To do
Copy out the records in full, word for word, without pictures.

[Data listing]
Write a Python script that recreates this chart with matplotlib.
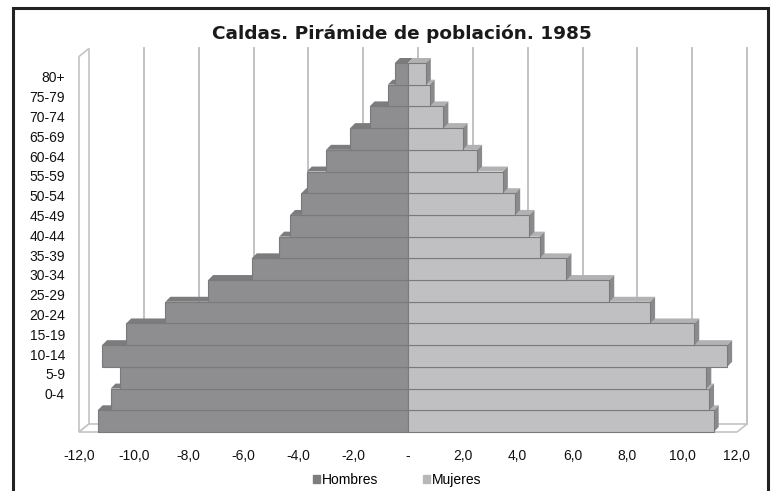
import matplotlib
matplotlib.use("Agg")
import matplotlib.pyplot as plt
from matplotlib.patches import Polygon, Rectangle
from matplotlib.lines import Line2D
import numpy as np

plt.rcParams['font.family'] = ['Liberation Sans', 'DejaVu Sans']

# ---- data (top to bottom) ----
age_groups = ["80+", "75-79", "70-74", "65-69", "60-64", "55-59", "50-54", "45-49",
              "40-44", "35-39", "30-34", "25-29", "20-24", "15-19", "10-14", "5-9", "0-4"]
hombres = [0.48, 0.74, 1.40, 2.11, 2.99, 3.69, 3.89, 4.30, 4.70, 5.70, 7.29, 8.85,
           10.28, 11.16, 10.52, 10.85, 11.32]
mujeres = [0.65, 0.79, 1.29, 1.99, 2.52, 3.46, 3.91, 4.43, 4.80, 5.78, 7.34, 8.83,
           10.44, 11.64, 10.88, 10.98, 11.15]
x_ticks = [-12, -10, -8, -6, -4, -2, 0, 2, 4, 6, 8, 10, 12]
x_ticklabels = ["-12,0", "-10,0", "-8,0", "-6,0", "-4,0", "-2,0", "-", "2,0", "4,0",
                "6,0", "8,0", "10,0", "12,0"]
title = "Caldas. Pirámide de población. 1985"

W, H = 771, 491
fig = plt.figure(figsize=(W / 100, H / 100), dpi=100)
fig.patch.set_facecolor("white")

# outer frame
fig.add_artist(Rectangle((13 / W, -0.05), (768 - 13) / W, (H - 8) / H + 0.05,
                         transform=fig.transFigure, fill=False, edgecolor="#222222",
                         linewidth=2.2))

left_px, right_px, top_px, bot_px = 79, 737, 63, 432
ax = fig.add_axes([left_px / W, 1 - bot_px / H, (right_px - left_px) / W, (bot_px - top_px) / H])
n = len(age_groups)
ypos = np.arange(n)
ax.set_xlim(-12, 12)
ax.set_ylim(n - 0.5, -0.5)
for s in ax.spines.values():
    s.set_visible(False)
ax.set_facecolor("none")

# pixels -> data units
pxx = 24 / (right_px - left_px)
pxy = n / (bot_px - top_px)

# wall / floor / gridlines (3D depth offset)
wdx, wdy = 10 * pxx, 8 * pxy
wall_c = "#c4c4c6"
ytop = -0.5 - 0.3  # slightly above bars
for xv in x_ticks[1:]:
    ax.add_line(Line2D([xv + wdx, xv + wdx], [n - 0.5 - wdy, ytop - wdy], color="#bdbdbf",
                       linewidth=1.3, clip_on=False, zorder=0))
# left wall
ax.add_patch(Polygon([[-12, n - 0.5], [-12, ytop], [-12 + wdx, ytop - wdy],
                      [-12 + wdx, n - 0.5 - wdy]], closed=True, facecolor="white",
                     edgecolor=wall_c, linewidth=1.2, clip_on=False, zorder=0.5))
# floor
ax.add_patch(Polygon([[-12, n - 0.5], [12, n - 0.5], [12 + wdx, n - 0.5 - wdy],
                      [-12 + wdx, n - 0.5 - wdy]], closed=True, facecolor="white",
                     edgecolor=wall_c, linewidth=1.2, clip_on=False, zorder=0.5))
for xv in x_ticks[1:-1]:
    ax.add_line(Line2D([xv, xv + wdx * 0.5], [n - 0.5, n - 0.5 - wdy * 0.5], color=wall_c,
                       linewidth=1.0, clip_on=False, zorder=0.6))

# bars with 3D faces
bdx, bdy = 5 * pxx, 5 * pxy
m_front, m_top = "#8e8e90", "#7c7c7e"
f_front, f_top, f_side = "#c0c0c2", "#b2b2b4", "#8a8a8c"
edge = "#7a7a7c"
z = 1
for i in range(n - 1, -1, -1):
    y0, y1 = ypos[i] + 0.5, ypos[i] - 0.5  # bottom, top (inverted axis)
    hm, mw = -hombres[i], mujeres[i]
    ax.add_patch(Polygon([[hm, y1], [0, y1], [bdx, y1 - bdy], [hm + bdx, y1 - bdy]],
                         facecolor=m_top, edgecolor="none", zorder=z, clip_on=False))
    ax.add_patch(Polygon([[0, y1], [mw, y1], [mw + bdx, y1 - bdy], [bdx, y1 - bdy]],
                         facecolor=f_top, edgecolor="none", zorder=z, clip_on=False))
    ax.add_patch(Polygon([[mw, y0], [mw, y1], [mw + bdx, y1 - bdy], [mw + bdx, y0 - bdy]],
                         facecolor=f_side, edgecolor="none", zorder=z, clip_on=False))
    z += 0.01
    ax.barh(ypos[i], hm, height=1.0, left=0, color=m_front, edgecolor=edge, linewidth=0.8,
            zorder=z, clip_on=False)
    ax.barh(ypos[i], mw, height=1.0, left=0, color=f_front, edgecolor=edge, linewidth=0.8,
            zorder=z, clip_on=False)
    z += 0.01

# ticks
ax.set_xticks(x_ticks)
ax.set_xticklabels(x_ticklabels, fontsize=10, color="#111111")
ax.tick_params(axis="x", length=0, pad=12)
lab_pos = 0.14 + np.arange(n) * 0.912
ax.set_yticks(lab_pos)
ax.set_yticklabels(age_groups, fontsize=10, color="#111111")
ax.tick_params(axis="y", length=0, pad=10)

fig.text(402 / W, 1 - 34 / H, title, ha="center", va="center", fontsize=13.3,
         fontweight="bold", family=["DejaVu Sans"], color="#1a1a1a")

# legend
handles = [Rectangle((0, 0), 1, 1, color="#7e7e80"), Rectangle((0, 0), 1, 1, color="#b8b8ba")]
fig.legend(handles, ["Hombres", "Mujeres"], loc="center", bbox_to_anchor=(397 / W, 1 - 480 / H),
           ncol=2, frameon=False, fontsize=10, handlelength=0.55, handleheight=0.55,
           handletextpad=0.1, columnspacing=3.2)

fig.savefig("out.png", dpi=100)
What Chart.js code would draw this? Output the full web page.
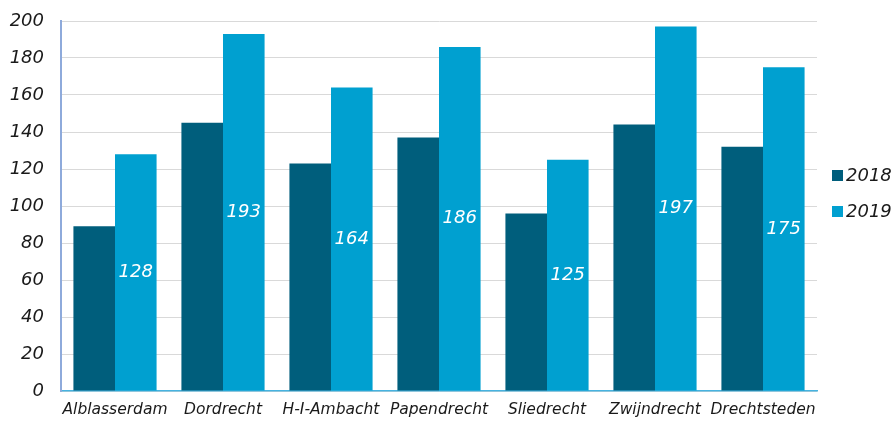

Right answer
Write a Python script that recreates this chart with matplotlib.
import matplotlib
matplotlib.use("Agg")
import matplotlib.pyplot as plt
from matplotlib.patches import Polygon, Rectangle
from matplotlib.lines import Line2D
import numpy as np

plt.rcParams['font.family'] = ['Liberation Sans', 'DejaVu Sans']

# ---- data (top to bottom) ----
age_groups = ["80+", "75-79", "70-74", "65-69", "60-64", "55-59", "50-54", "45-49",
              "40-44", "35-39", "30-34", "25-29", "20-24", "15-19", "10-14", "5-9", "0-4"]
hombres = [0.48, 0.74, 1.40, 2.11, 2.99, 3.69, 3.89, 4.30, 4.70, 5.70, 7.29, 8.85,
           10.28, 11.16, 10.52, 10.85, 11.32]
mujeres = [0.65, 0.79, 1.29, 1.99, 2.52, 3.46, 3.91, 4.43, 4.80, 5.78, 7.34, 8.83,
           10.44, 11.64, 10.88, 10.98, 11.15]
x_ticks = [-12, -10, -8, -6, -4, -2, 0, 2, 4, 6, 8, 10, 12]
x_ticklabels = ["-12,0", "-10,0", "-8,0", "-6,0", "-4,0", "-2,0", "-", "2,0", "4,0",
                "6,0", "8,0", "10,0", "12,0"]
title = "Caldas. Pirámide de población. 1985"

W, H = 771, 491
fig = plt.figure(figsize=(W / 100, H / 100), dpi=100)
fig.patch.set_facecolor("white")

# outer frame
fig.add_artist(Rectangle((13 / W, -0.05), (768 - 13) / W, (H - 8) / H + 0.05,
                         transform=fig.transFigure, fill=False, edgecolor="#222222",
                         linewidth=2.2))

left_px, right_px, top_px, bot_px = 79, 737, 63, 432
ax = fig.add_axes([left_px / W, 1 - bot_px / H, (right_px - left_px) / W, (bot_px - top_px) / H])
n = len(age_groups)
ypos = np.arange(n)
ax.set_xlim(-12, 12)
ax.set_ylim(n - 0.5, -0.5)
for s in ax.spines.values():
    s.set_visible(False)
ax.set_facecolor("none")

# pixels -> data units
pxx = 24 / (right_px - left_px)
pxy = n / (bot_px - top_px)

# wall / floor / gridlines (3D depth offset)
wdx, wdy = 10 * pxx, 8 * pxy
wall_c = "#c4c4c6"
ytop = -0.5 - 0.3  # slightly above bars
for xv in x_ticks[1:]:
    ax.add_line(Line2D([xv + wdx, xv + wdx], [n - 0.5 - wdy, ytop - wdy], color="#bdbdbf",
                       linewidth=1.3, clip_on=False, zorder=0))
# left wall
ax.add_patch(Polygon([[-12, n - 0.5], [-12, ytop], [-12 + wdx, ytop - wdy],
                      [-12 + wdx, n - 0.5 - wdy]], closed=True, facecolor="white",
                     edgecolor=wall_c, linewidth=1.2, clip_on=False, zorder=0.5))
# floor
ax.add_patch(Polygon([[-12, n - 0.5], [12, n - 0.5], [12 + wdx, n - 0.5 - wdy],
                      [-12 + wdx, n - 0.5 - wdy]], closed=True, facecolor="white",
                     edgecolor=wall_c, linewidth=1.2, clip_on=False, zorder=0.5))
for xv in x_ticks[1:-1]:
    ax.add_line(Line2D([xv, xv + wdx * 0.5], [n - 0.5, n - 0.5 - wdy * 0.5], color=wall_c,
                       linewidth=1.0, clip_on=False, zorder=0.6))

# bars with 3D faces
bdx, bdy = 5 * pxx, 5 * pxy
m_front, m_top = "#8e8e90", "#7c7c7e"
f_front, f_top, f_side = "#c0c0c2", "#b2b2b4", "#8a8a8c"
edge = "#7a7a7c"
z = 1
for i in range(n - 1, -1, -1):
    y0, y1 = ypos[i] + 0.5, ypos[i] - 0.5  # bottom, top (inverted axis)
    hm, mw = -hombres[i], mujeres[i]
    ax.add_patch(Polygon([[hm, y1], [0, y1], [bdx, y1 - bdy], [hm + bdx, y1 - bdy]],
                         facecolor=m_top, edgecolor="none", zorder=z, clip_on=False))
    ax.add_patch(Polygon([[0, y1], [mw, y1], [mw + bdx, y1 - bdy], [bdx, y1 - bdy]],
                         facecolor=f_top, edgecolor="none", zorder=z, clip_on=False))
    ax.add_patch(Polygon([[mw, y0], [mw, y1], [mw + bdx, y1 - bdy], [mw + bdx, y0 - bdy]],
                         facecolor=f_side, edgecolor="none", zorder=z, clip_on=False))
    z += 0.01
    ax.barh(ypos[i], hm, height=1.0, left=0, color=m_front, edgecolor=edge, linewidth=0.8,
            zorder=z, clip_on=False)
    ax.barh(ypos[i], mw, height=1.0, left=0, color=f_front, edgecolor=edge, linewidth=0.8,
            zorder=z, clip_on=False)
    z += 0.01

# ticks
ax.set_xticks(x_ticks)
ax.set_xticklabels(x_ticklabels, fontsize=10, color="#111111")
ax.tick_params(axis="x", length=0, pad=12)
lab_pos = 0.14 + np.arange(n) * 0.912
ax.set_yticks(lab_pos)
ax.set_yticklabels(age_groups, fontsize=10, color="#111111")
ax.tick_params(axis="y", length=0, pad=10)

fig.text(402 / W, 1 - 34 / H, title, ha="center", va="center", fontsize=13.3,
         fontweight="bold", family=["DejaVu Sans"], color="#1a1a1a")

# legend
handles = [Rectangle((0, 0), 1, 1, color="#7e7e80"), Rectangle((0, 0), 1, 1, color="#b8b8ba")]
fig.legend(handles, ["Hombres", "Mujeres"], loc="center", bbox_to_anchor=(397 / W, 1 - 480 / H),
           ncol=2, frameon=False, fontsize=10, handlelength=0.55, handleheight=0.55,
           handletextpad=0.1, columnspacing=3.2)

fig.savefig("out.png", dpi=100)
What Chart.js code would draw this? Output the full web page.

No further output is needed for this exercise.